_Exercise description_
Using the material that follows, identify and copy each line with the string "matplotlib".

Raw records
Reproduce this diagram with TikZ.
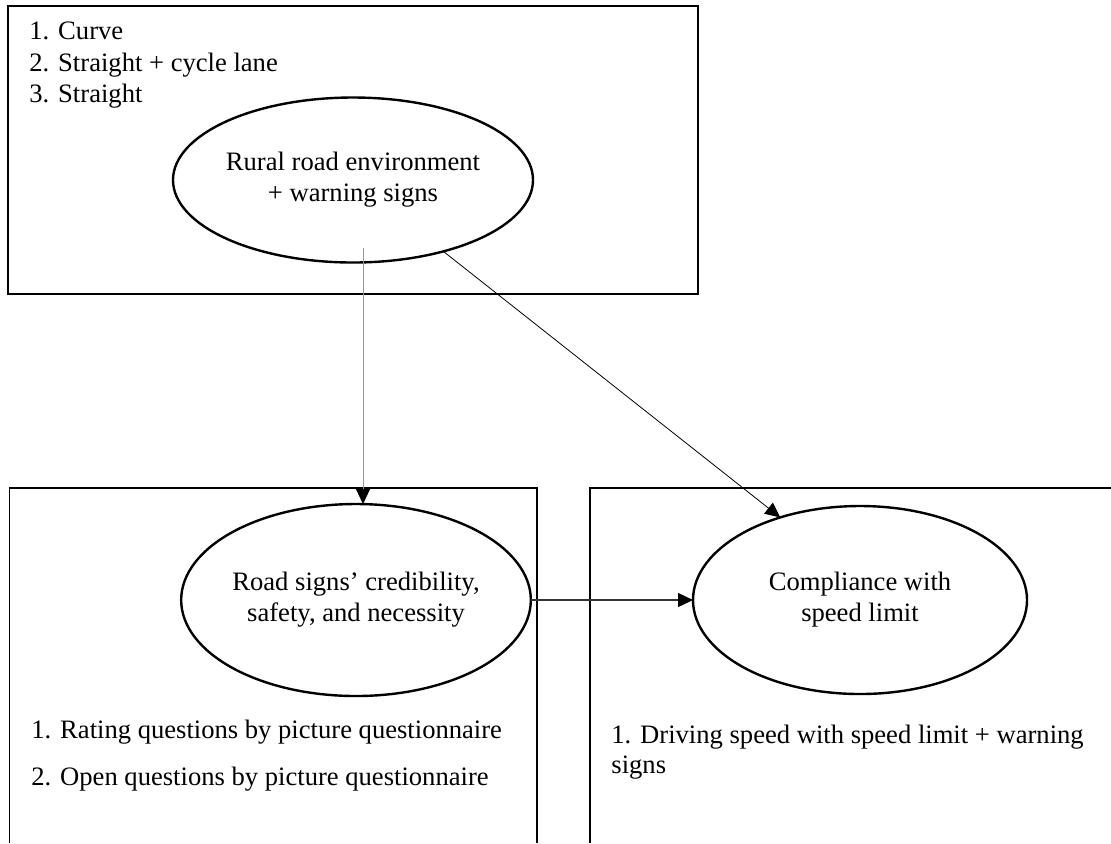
\documentclass[tikz,border=0pt]{standalone}
\usepackage{fontspec}
\setmainfont{Liberation Serif}
\usetikzlibrary{shapes.geometric,arrows.meta}
\definecolor{DropClr}{rgb}{0.6,0.6,0.6}
\definecolor{LinkClr}{rgb}{0.2,0.2,0.2}

\begin{document}
\begin{tikzpicture}[x=0.5pt,y=-0.5pt,
  font=\fontsize{13.3}{15.5}\selectfont,
  frame/.style={line width=0.9pt},
  bubble/.style={draw,ellipse,line width=1.2pt,align=center,inner sep=0pt,outer sep=0pt},
  item/.style={anchor=base west,inner sep=0pt},
  link/.style={-{Triangle[length=7.5pt,width=7pt,color=black]}}]
\useasboundingbox (0,0) rectangle (1111,843);

\draw[frame] (8,6) rectangle (698,294);
\draw[frame] (9.5,843) |- (537,488) -- (537,843);
\draw[frame] (590,843) |- (1111,488);

\node[item] (curve) at (29,39) {1. Curve};
\node[item] (lane) at (29,71) {2. Straight + cycle lane};
\node[item] (straight) at (29,102) {3. Straight};

\node[bubble,minimum width=180pt,minimum height=82.5pt] (rural) at (353,180) {Rural road environment\\+ warning signs};
\node[bubble,minimum width=165pt,minimum height=96pt] (signs) at (356,600) {Road signs’ credibility,\\safety, and necessity};
\node[bubble,minimum width=167pt,minimum height=94pt] (comply) at (860,600) {Compliance with\\speed limit};

\node[item] (rating) at (31,738) {1. Rating questions by picture questionnaire};
\node[item] (open) at (31,785) {2. Open questions by picture questionnaire};
\node[item] (driving) at (611,743) {1. Driving speed with speed limit + warning};
\node[item] (signsword) at (611,773) {signs};

\coordinate (drop) at (363,248);
\draw[link,draw=DropClr,line width=0.5pt] (drop) -- (drop |- signs.north);
\draw[link,draw=black,line width=0.4pt] (rural) -- (comply.134);
\draw[link,draw=LinkClr,line width=0.6pt] (signs) -- (comply);

\end{tikzpicture}
\end{document}
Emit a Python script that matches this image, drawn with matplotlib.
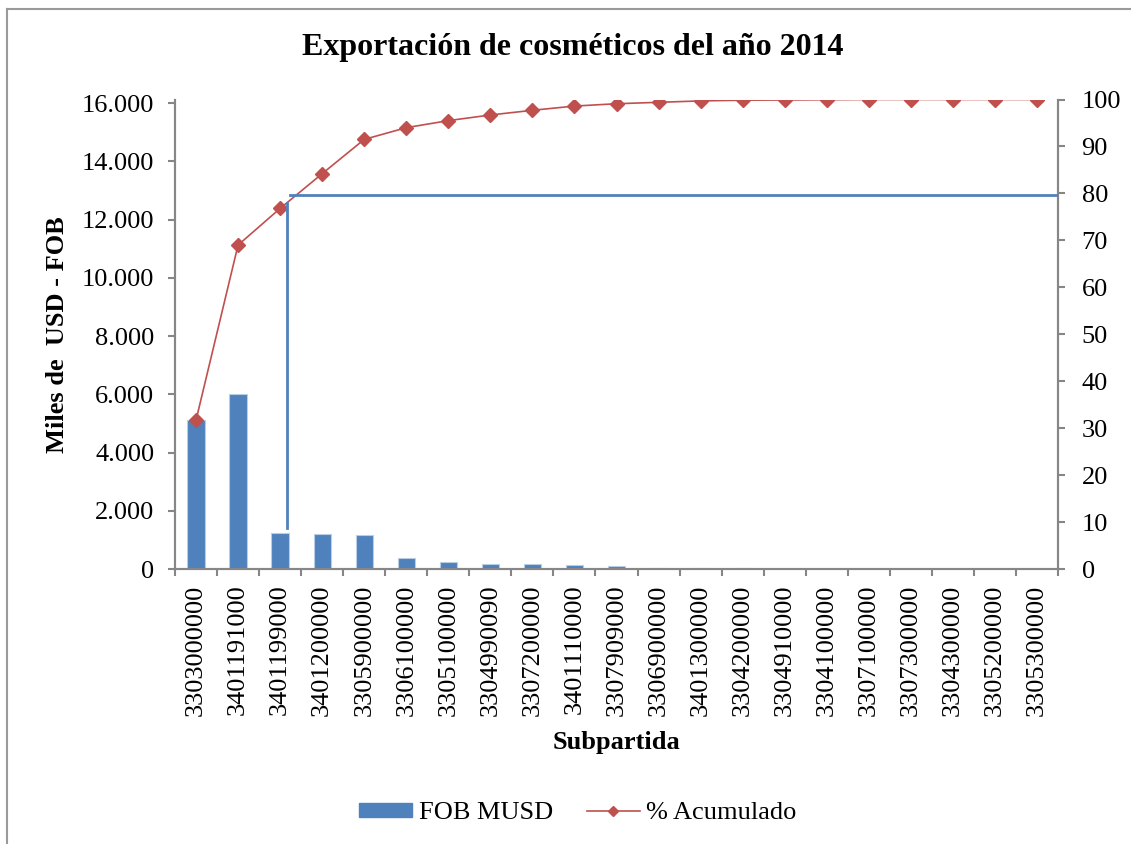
import numpy as np
import matplotlib
matplotlib.use("Agg")
import matplotlib.pyplot as plt
from matplotlib.lines import Line2D
from matplotlib.ticker import FuncFormatter

plt.rcParams['font.family'] = ['Liberation Serif', 'DejaVu Serif']

subpartidas = ['3303000000', '3401191000', '3401199000', '3401200000', '3305900000',
               '3306100000', '3305100000', '3304990090', '3307200000', '3401110000',
               '3307909000', '3306900000', '3401300000', '3304200000', '3304910000',
               '3304100000', '3307100000', '3307300000', '3304300000', '3305200000',
               '3305300000']
fob_musd = [5105, 6024, 1239, 1205, 1170, 379, 241, 182, 158, 138,
            103, 45, 35, 20, 15, 10, 8, 5, 4, 2, 2]
acumulado = [31.7, 69.0, 76.8, 84.2, 91.5, 94.0, 95.5, 96.7, 97.7, 98.6,
             99.1, 99.4, 99.7, 99.85, 99.9, 99.95, 100, 100, 100, 100, 100]
corte_pct = 80

bar_color = '#4F81BD'
line_color = '#C0504D'
axis_gray = '#868686'
fs = 19

fig = plt.figure(figsize=(11.31, 8.44), dpi=100)
ax = fig.add_axes([175/1131, 1 - 569/844, (1058 - 175)/1131, (569 - 99.5)/844])
ax2 = ax.twinx()

x = np.arange(len(subpartidas))
ax.bar(x, fob_musd, width=0.41, color=bar_color, edgecolor='#B9CDE5', linewidth=0.8, zorder=2)
ax2.plot(x, acumulado, color=line_color, lw=1.2, marker='D', markersize=7,
         markeredgecolor=line_color, zorder=3)

# lineas de corte al 80%
ax2.plot([2.17, 2.17], [8.8, 77.9], color=bar_color, lw=2, zorder=4)
ax2.plot([2.24, 20.5], [corte_pct - 0.4, corte_pct - 0.4], color=bar_color, lw=2, zorder=4)

ax.set_xlim(-0.5, len(subpartidas) - 0.5)
ax.set_ylim(0, 16130)
ax2.set_ylim(0, 100)
ax.set_yticks(np.arange(0, 16001, 2000))
ax.yaxis.set_major_formatter(FuncFormatter(lambda v, p: '0' if v == 0 else f'{int(v):,}'.replace(',', '.')))
ax2.set_yticks(np.arange(0, 101, 10))

ax.set_xticks(x)
ax.set_xticklabels(subpartidas, rotation=90, fontsize=fs)
ax.set_xticks(np.arange(-0.5, len(subpartidas), 1), minor=True)
ax.tick_params(axis='x', which='major', length=0, pad=11)
ax.tick_params(axis='x', which='minor', length=5, width=1.5, color=axis_gray)
ax.tick_params(axis='y', labelsize=fs, length=5, width=1.5, color=axis_gray, pad=10)
ax2.tick_params(axis='y', labelsize=fs, length=5, width=1.5, color=axis_gray, pad=12)

for a in (ax, ax2):
    a.spines['top'].set_visible(False)
    for s in ('left', 'right', 'bottom'):
        a.spines[s].set_color(axis_gray)
        a.spines[s].set_linewidth(1.5)

ax.set_ylabel('Miles de  USD - FOB', fontsize=fs, fontweight='bold', va='center')
ax.yaxis.set_label_coords(-(175 - 58)/883, 0.5)
ax.set_xlabel('Subpartida', fontsize=fs, fontweight='bold', va='center')
ax.xaxis.set_label_coords(0.5, -(743 - 569)/469.5)

fig.text(573/1131, 1 - 48/844, 'Exportación de cosméticos del año 2014', ha='center', va='center',
         fontsize=23, fontweight='bold')

handles = [plt.Rectangle((0, 0), 1, 1, color=bar_color),
           Line2D([], [], color=line_color, lw=1.2, marker='D', markersize=5.5)]
fig.legend(handles, ['FOB MUSD', '% Acumulado'], loc='center', bbox_to_anchor=(578/1131, 1 - 813/844),
           ncol=2, frameon=False, fontsize=fs, handlelength=2.0, handleheight=0.45,
           columnspacing=1.3, handletextpad=0.25)

# borde del grafico
fig.add_artist(Line2D([7/1131, 7/1131], [0, 1 - 9/844], color='#9A9A9A', lw=1.5))
fig.add_artist(Line2D([7/1131, 1], [1 - 9/844, 1 - 9/844], color='#9A9A9A', lw=1.5))

fig.savefig('out.png', dpi=100)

_Result_
Emit a Python script that matches this image, drawn with matplotlib.
import matplotlib
matplotlib.use("Agg")
import matplotlib.pyplot as plt
from matplotlib.lines import Line2D
from matplotlib.ticker import FuncFormatter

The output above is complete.